- **JOB**:
Using the listing below, copy every line that mentions "this".

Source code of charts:
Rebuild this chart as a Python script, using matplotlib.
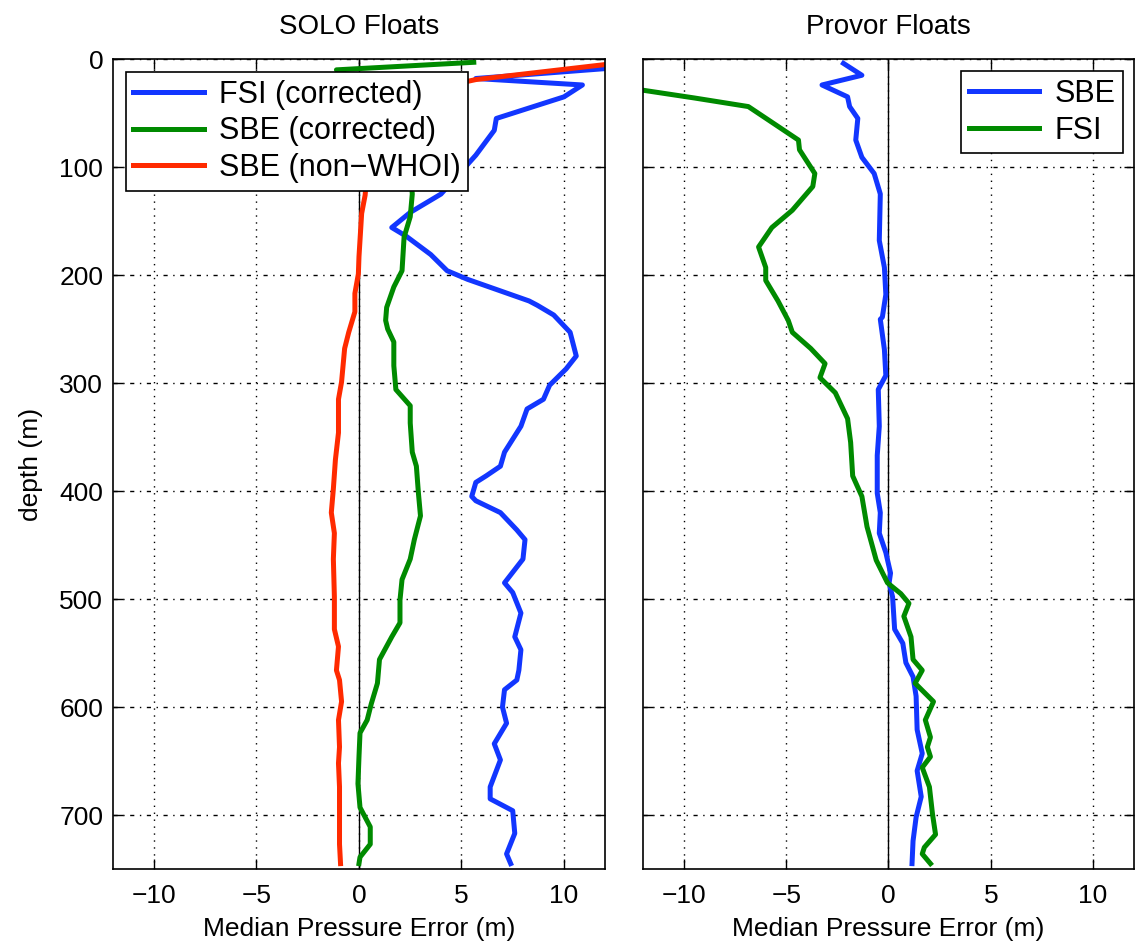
import matplotlib
matplotlib.use("Agg")
import matplotlib.pyplot as plt
import numpy as np

plt.rcParams["font.family"] = ["Liberation Sans", "DejaVu Sans"]

# SOLO floats, left panel (depth m, median pressure error m)
solo_fsi_depth = [8, 18, 24, 35, 55, 66, 89, 125, 142, 156, 164, 181, 196, 204, 224, 228, 237,
                  253, 275, 287, 302, 315, 324, 340, 352, 364, 377, 386, 392, 405, 409, 420,
                  436, 445, 463, 485, 494, 513, 535, 547, 566, 575, 584, 600, 615, 634, 649,
                  674, 685, 696, 717, 736, 745]
solo_fsi_err = [12.6, 5.7, 10.9, 10.0, 6.7, 6.6, 5.7, 4.0, 2.5, 1.6, 2.3, 3.5, 4.3, 5.3, 8.3, 8.7,
                9.5, 10.3, 10.6, 10.1, 9.3, 9.0, 8.2, 7.9, 7.5, 7.1, 6.9, 6.2, 5.7, 5.5, 5.7, 6.9,
                7.7, 8.1, 8.0, 7.1, 7.5, 7.9, 7.6, 7.9, 7.8, 7.7, 7.1, 7.0, 7.2, 6.6, 6.9, 6.4,
                6.4, 7.5, 7.6, 7.2, 7.4]

solo_sbe_depth = [3, 10, 30, 60, 100, 125, 146, 165, 196, 211, 230, 242, 250, 262, 284, 306,
                  321, 337, 364, 377, 402, 423, 445, 463, 482, 501, 522, 535, 556, 578, 597,
                  612, 624, 646, 671, 693, 711, 727, 739, 745]
solo_sbe_err = [5.6, -1.1, 1.0, 2.0, 2.5, 2.6, 2.5, 2.2, 2.1, 1.7, 1.35, 1.3, 1.4, 1.7, 1.7, 1.8,
                2.5, 2.5, 2.6, 2.8, 2.9, 3.0, 2.7, 2.5, 2.1, 2.0, 2.0, 1.6, 1.0, 0.9, 0.6, 0.4,
                0.05, 0.0, -0.05, 0.05, 0.55, 0.55, 0.05, 0.0]

solo_nonwhoi_depth = [4, 19, 30, 50, 80, 126, 143, 183, 199, 217, 234, 253, 268, 299, 315, 346,
                      371, 398, 420, 439, 463, 498, 528, 544, 566, 575, 595, 612, 637, 652, 674,
                      699, 727, 745]
solo_nonwhoi_err = [12.5, 5.7, 3.0, 1.2, 0.5, 0.3, 0.13, 0.0, -0.03, -0.2, -0.2, -0.5, -0.7,
                    -0.85, -1.0, -1.0, -1.15, -1.25, -1.35, -1.2, -1.25, -1.2, -1.2, -1.0, -1.1,
                    -0.95, -0.85, -1.0, -0.95, -1.0, -0.95, -0.95, -0.95, -0.9]

# Provor floats, right panel
provor_sbe_depth = [4, 15, 24, 35, 44, 55, 75, 91, 106, 125, 168, 193, 218, 239, 241, 269, 293,
                    306, 340, 367, 402, 420, 439, 457, 476, 485, 498, 528, 541, 559, 572, 590,
                    621, 643, 659, 683, 702, 724, 745]
provor_sbe_err = [-2.2, -1.3, -3.25, -2.0, -1.9, -1.5, -1.6, -1.3, -0.7, -0.4, -0.45, -0.2,
                  -0.13, -0.3, -0.4, -0.2, -0.13, -0.5, -0.45, -0.55, -0.55, -0.4, -0.45, -0.13,
                  0.1, 0.03, 0.2, 0.3, 0.7, 0.85, 1.2, 1.35, 1.4, 1.65, 1.4, 1.6, 1.35, 1.2, 1.15]

provor_fsi_depth = [26, 36, 44, 56, 75, 84, 106, 118, 140, 156, 174, 193, 205, 224, 242, 253,
                    268, 282, 295, 309, 333, 355, 386, 405, 433, 464, 485, 495, 504, 516, 535,
                    556, 566, 578, 595, 612, 628, 637, 646, 656, 674, 699, 718, 730, 736, 745]
provor_fsi_err = [-13.0, -9.5, -6.85, -5.9, -4.4, -4.35, -3.6, -3.7, -4.7, -5.7, -6.35, -6.0,
                  -6.0, -5.4, -4.9, -4.7, -3.8, -3.1, -3.35, -2.6, -2.0, -1.85, -1.75, -1.3,
                  -1.05, -0.6, -0.05, 0.6, 1.0, 0.75, 1.1, 1.2, 1.65, 1.3, 2.2, 1.8, 2.05, 1.9,
                  2.05, 1.65, 2.0, 2.15, 2.3, 1.75, 1.65, 2.05]

BLUE = "#1236ff"
GREEN = "#008a00"
RED = "#ff2a00"

fig = plt.figure(figsize=(11.38, 9.51), dpi=100)
ax1 = fig.add_axes([0.0993, 0.0862, 0.4323, 0.8517])
ax2 = fig.add_axes([0.5650, 0.0862, 0.4315, 0.8517])


def style(ax, title):
    ax.set_xlim(-12, 12)
    ax.set_ylim(750, 0)
    ax.set_xticks([-10, -5, 0, 5, 10])
    ax.set_xticklabels(["\u221210", "\u22125", "0", "5", "10"])
    ax.set_yticks(range(0, 800, 100))
    ax.axvline(0, color="black", lw=1.0, zorder=1)
    ax.xaxis.grid(True, color="black", linestyle=(0, (1, 4)), lw=1.0)
    ax.yaxis.grid(True, color="black", linestyle=(0, (3, 4, 1, 4)), lw=1.0)
    ax.set_axisbelow(True)
    ax.tick_params(direction="in", length=7, width=1, top=True, right=True, labelsize=19)
    ax.tick_params(axis="x", pad=11)
    ax.tick_params(axis="y", pad=7)
    for s in ax.spines.values():
        s.set_linewidth(1.2)
    ax.set_xlabel("Median Pressure Error (m)", fontsize=19, labelpad=6)
    ax.set_title(title, fontsize=20, pad=18)


def add_legend(ax, loc, anchor):
    leg = ax.legend(loc=loc, bbox_to_anchor=anchor, fontsize=22, fancybox=False,
                    edgecolor="black", framealpha=1, handlelength=2.3, borderaxespad=0,
                    labelspacing=0.22, borderpad=0.25, handletextpad=0.5)
    leg.get_frame().set_linewidth(1.2)


lw = 3.6
ax1.plot(solo_fsi_err, solo_fsi_depth, color=BLUE, lw=lw, label="FSI (corrected)")
ax1.plot(solo_sbe_err, solo_sbe_depth, color=GREEN, lw=lw, label="SBE (corrected)")
ax1.plot(solo_nonwhoi_err, solo_nonwhoi_depth, color=RED, lw=lw, label="SBE (non\u2212WHOI)")
style(ax1, "SOLO Floats")
ax1.set_ylabel("depth (m)", fontsize=19, labelpad=12)
add_legend(ax1, "upper left", (0.026, 0.984))

ax2.plot(provor_sbe_err, provor_sbe_depth, color=BLUE, lw=lw, label="SBE")
ax2.plot(provor_fsi_err, provor_fsi_depth, color=GREEN, lw=lw, label="FSI")
style(ax2, "Provor Floats")
ax2.set_yticklabels([])
add_legend(ax2, "upper right", (0.978, 0.985))

fig.savefig("out.png", dpi=100)
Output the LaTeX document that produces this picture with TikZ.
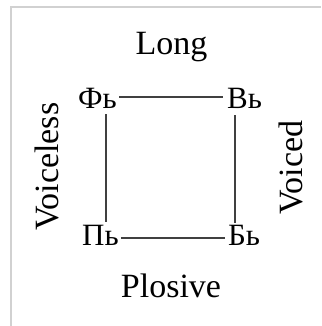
\documentclass[tikz,border=0pt]{standalone}
\usepackage{fontspec}
\setmainfont{Liberation Serif}
\begin{document}
\begin{tikzpicture}[x=1pt,y=-1pt,
  lbl/.style={inner sep=0pt, font=\fontsize{34}{40}\selectfont, text=black},
  cyr/.style={inner sep=0pt, anchor=base west, font=\fontsize{31}{36}\selectfont, text=black},
  edge/.style={draw=black!75, line width=1.8pt},
  frame/.style={draw=black!18, line width=1.5pt}]
\useasboundingbox (0,0) rectangle (321,326);
\draw[frame] (11,326) -- (11,7) -- (321,7);
\node[lbl, anchor=base] (long) at (171.5,55) {Long};
\node[lbl, anchor=base] (plosive) at (171,297) {Plosive};
\node[lbl, anchor=base, rotate=90] (voiceless) at (58,166.5) {Voiceless};
\node[lbl, anchor=base, rotate=90] (voiced) at (302,167.5) {Voiced};
\node[cyr] (f) at (78,109) {Фь};
\node[cyr] (v) at (227,109) {Вь};
\node[cyr] (p) at (82,245) {Пь};
\node[cyr] (b) at (228,245) {Бь};
\draw[edge] ([xshift=2pt,yshift=12pt]f.base east) -- ([xshift=-4pt,yshift=12pt]v.base west);
\draw[edge] ([xshift=2pt,yshift=7pt]p.base east) -- ([xshift=-3pt,yshift=7pt]b.base west);
\draw[edge] ([xshift=28pt,yshift=-5pt]f.base west) -- ([xshift=24pt,yshift=23pt]p.base west);
\draw[edge] ([xshift=8pt,yshift=-6pt]v.base west) -- ([xshift=7pt,yshift=22pt]b.base west);
\end{tikzpicture}
\end{document}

- **WORKED ANSWER**:
Rebuild this chart as a Python script, using matplotlib.
Output the LaTeX document that produces this picture with TikZ.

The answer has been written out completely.